**Source material**
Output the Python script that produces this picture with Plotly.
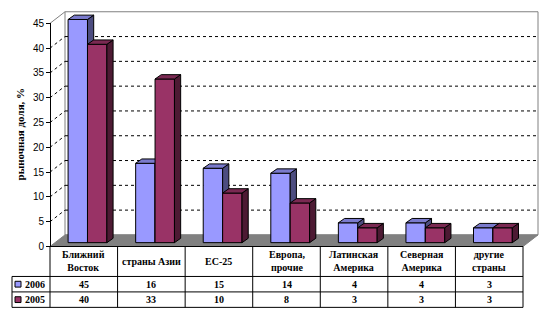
import plotly.graph_objects as go

# ---- data ----
categories = ["Ближний<br>Восток", "страны Азии", "ЕС-25", "Европа,<br>прочие",
              "Латинская<br>Америка", "Северная<br>Америка", "другие<br>страны"]
series_names = ["2006", "2005"]
values_2006 = [45, 16, 15, 14, 4, 4, 3]
values_2005 = [40, 33, 10, 8, 3, 3, 3]
y_ticks = [0, 5, 10, 15, 20, 25, 30, 35, 40, 45]
y_title = "рыночная доля, %"

# ---- styling ----
front_colors = ["#9999FF", "#993366"]
top_colors = ["#7A7ACC", "#7A2952"]
side_colors = ["#4D4D80", "#4D1A33"]
SERIF = "Liberation Serif"
SANS = "Liberation Sans"

# ---- geometry (pixels) ----
W, H = 554, 324
AX_LEFT, TABLE_RIGHT = 50, 523
N = len(categories)
COL = (TABLE_RIGHT - AX_LEFT) / N          # px per category
PXU = 231 / 45                              # px per value unit
FRONT_ZERO, BAR_ZERO, BACK_ZERO = 250, 246, 238
WALL_DX = 15
WALL_TOP = BACK_ZERO - 45 * PXU
BAR_OFF_PX, BAR_W_PX = -15.7, 19.4
SIDE_DX_PX, SIDE_DY_PX = 6.2, 4.5
ROW_LINES = [281, 297, 313]
LEG_LEFT = 12


def px(x):
    return x / W


def py(y):
    return 1 - y / H


x_range = [-0.5 - AX_LEFT / COL, -0.5 + (W - AX_LEFT) / COL]
y_range = [-(H - BAR_ZERO) / PXU, BAR_ZERO / PXU]

off = BAR_OFF_PX / COL
bw = BAR_W_PX / COL
ddx = SIDE_DX_PX / COL
ddy = SIDE_DY_PX / PXU

fig = go.Figure()

# 3D-looking columns: front, side and top faces per series
for s, vals in enumerate([values_2006, values_2005]):
    fx, fy, sx, sy, tx, ty = [], [], [], [], [], []
    for i, v in enumerate(vals):
        l = i + off + s * bw
        r = l + bw
        fx += [l, r, r, l, l, None]
        fy += [0, 0, v, v, 0, None]
        sx += [r, r + ddx, r + ddx, r, r, None]
        sy += [0, ddy, v + ddy, v, 0, None]
        tx += [l, r, r + ddx, l + ddx, l, None]
        ty += [v, v, v + ddy, v + ddy, v, None]
    for xs, ys, col in [(fx, fy, front_colors[s]), (sx, sy, side_colors[s]),
                        (tx, ty, top_colors[s])]:
        fig.add_trace(go.Scatter(
            x=xs, y=ys, mode="lines", fill="toself", fillcolor=col,
            line=dict(color="black", width=1), hoverinfo="skip",
            showlegend=False, name=series_names[s]))

# invisible trace carrying the value axis
fig.add_trace(go.Scatter(x=[0], y=[0], xaxis="x", yaxis="y2", mode="markers",
                         marker=dict(opacity=0), hoverinfo="skip", showlegend=False))

shapes = []
# back wall
shapes.append(dict(type="rect", xref="paper", yref="paper", layer="below",
                   x0=px(AX_LEFT + WALL_DX), x1=px(TABLE_RIGHT + WALL_DX),
                   y0=py(BACK_ZERO), y1=py(WALL_TOP),
                   line=dict(color="#808080", width=1), fillcolor="white"))
# left wall top edge
shapes.append(dict(type="line", xref="paper", yref="paper", layer="below",
                   x0=px(AX_LEFT), y0=py(FRONT_ZERO - 45 * PXU),
                   x1=px(AX_LEFT + WALL_DX), y1=py(WALL_TOP),
                   line=dict(color="#808080", width=1)))
# gridlines on back and side walls
for t in y_ticks[1:-1]:
    yb = BACK_ZERO - t * PXU
    yf = FRONT_ZERO - t * PXU
    shapes.append(dict(type="line", xref="paper", yref="paper", layer="below",
                       x0=px(AX_LEFT + WALL_DX), x1=px(TABLE_RIGHT + WALL_DX),
                       y0=py(yb), y1=py(yb),
                       line=dict(color="black", width=1, dash="3px,3px")))
    shapes.append(dict(type="line", xref="paper", yref="paper", layer="below",
                       x0=px(AX_LEFT), x1=px(AX_LEFT + WALL_DX),
                       y0=py(yf), y1=py(yb),
                       line=dict(color="black", width=1, dash="3px,3px")))
# floor
floor_path = "M {} {} L {} {} L {} {} L {} {} Z".format(
    px(AX_LEFT), py(FRONT_ZERO), px(TABLE_RIGHT), py(FRONT_ZERO),
    px(TABLE_RIGHT + WALL_DX), py(BACK_ZERO), px(AX_LEFT + WALL_DX), py(BACK_ZERO))
shapes.append(dict(type="path", xref="paper", yref="paper", layer="below",
                   path=floor_path, fillcolor="#808080",
                   line=dict(color="#808080", width=1)))

# data table grid
tline = dict(color="black", width=1)
shapes.append(dict(type="line", xref="paper", yref="paper", x0=px(AX_LEFT),
                   x1=px(TABLE_RIGHT), y0=py(FRONT_ZERO), y1=py(FRONT_ZERO), line=tline))
for yl in ROW_LINES:
    shapes.append(dict(type="line", xref="paper", yref="paper", x0=px(LEG_LEFT),
                       x1=px(TABLE_RIGHT), y0=py(yl), y1=py(yl), line=tline))
shapes.append(dict(type="line", xref="paper", yref="paper", x0=px(LEG_LEFT),
                   x1=px(LEG_LEFT), y0=py(ROW_LINES[0]), y1=py(ROW_LINES[-1]), line=tline))
for k in range(N + 1):
    xl = AX_LEFT + k * COL
    shapes.append(dict(type="line", xref="paper", yref="paper", x0=px(xl),
                       x1=px(xl), y0=py(FRONT_ZERO), y1=py(ROW_LINES[-1]), line=tline))

annotations = []
tfont = dict(family=SERIF, size=10, color="black", weight="bold")
header_mid = (FRONT_ZERO + ROW_LINES[0]) / 2
for k, cat in enumerate(categories):
    cx = AX_LEFT + (k + 0.5) * COL
    annotations.append(dict(xref="paper", yref="paper", x=px(cx), y=py(header_mid),
                            text=cat, showarrow=False, font=tfont,
                            xanchor="center", yanchor="middle"))
for s, vals in enumerate([values_2006, values_2005]):
    ymid = (ROW_LINES[s] + ROW_LINES[s + 1]) / 2
    for k, v in enumerate(vals):
        cx = AX_LEFT + (k + 0.5) * COL
        annotations.append(dict(xref="paper", yref="paper", x=px(cx), y=py(ymid),
                                text=str(v), showarrow=False, font=tfont,
                                xanchor="center", yanchor="middle"))
    # legend key
    shapes.append(dict(type="rect", xref="paper", yref="paper",
                       x0=px(15), x1=px(21), y0=py(ymid + 3), y1=py(ymid - 3),
                       fillcolor=front_colors[s], line=dict(color="black", width=1)))
    annotations.append(dict(xref="paper", yref="paper", x=px(23), y=py(ymid),
                            text=series_names[s], showarrow=False, font=tfont,
                            xanchor="left", yanchor="middle"))

annotations.append(dict(xref="paper", yref="paper", x=px(20), y=py(134),
                        text=y_title, textangle=-90, showarrow=False,
                        font=dict(family=SERIF, size=11, color="black", weight="bold"),
                        xanchor="center", yanchor="middle"))

fig.update_layout(
    width=W, height=H,
    margin=dict(l=0, r=0, t=0, b=0),
    paper_bgcolor="white", plot_bgcolor="rgba(0,0,0,0)",
    showlegend=False,
    xaxis=dict(range=x_range, visible=False, fixedrange=True),
    yaxis=dict(range=y_range, visible=False, fixedrange=True),
    yaxis2=dict(range=[0, 45], domain=[py(FRONT_ZERO), py(FRONT_ZERO - 45 * PXU)],
                anchor="free", position=px(AX_LEFT), side="left",
                tickvals=y_ticks, ticks="outside", ticklen=4, tickcolor="black",
                showline=True, linecolor="black", linewidth=1,
                showgrid=False, zeroline=False,
                tickfont=dict(family=SANS, size=10, color="black")),
    shapes=shapes,
    annotations=annotations,
)

fig.write_html("out.html")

**What needs to be done**
Return only the lines from the start of the data through the line that contains "import plotly.graph_objects as go", please, copying them exactly and omitting all pictures.

**Answer for the task**
Output the Python script that produces this picture with Plotly.
import plotly.graph_objects as go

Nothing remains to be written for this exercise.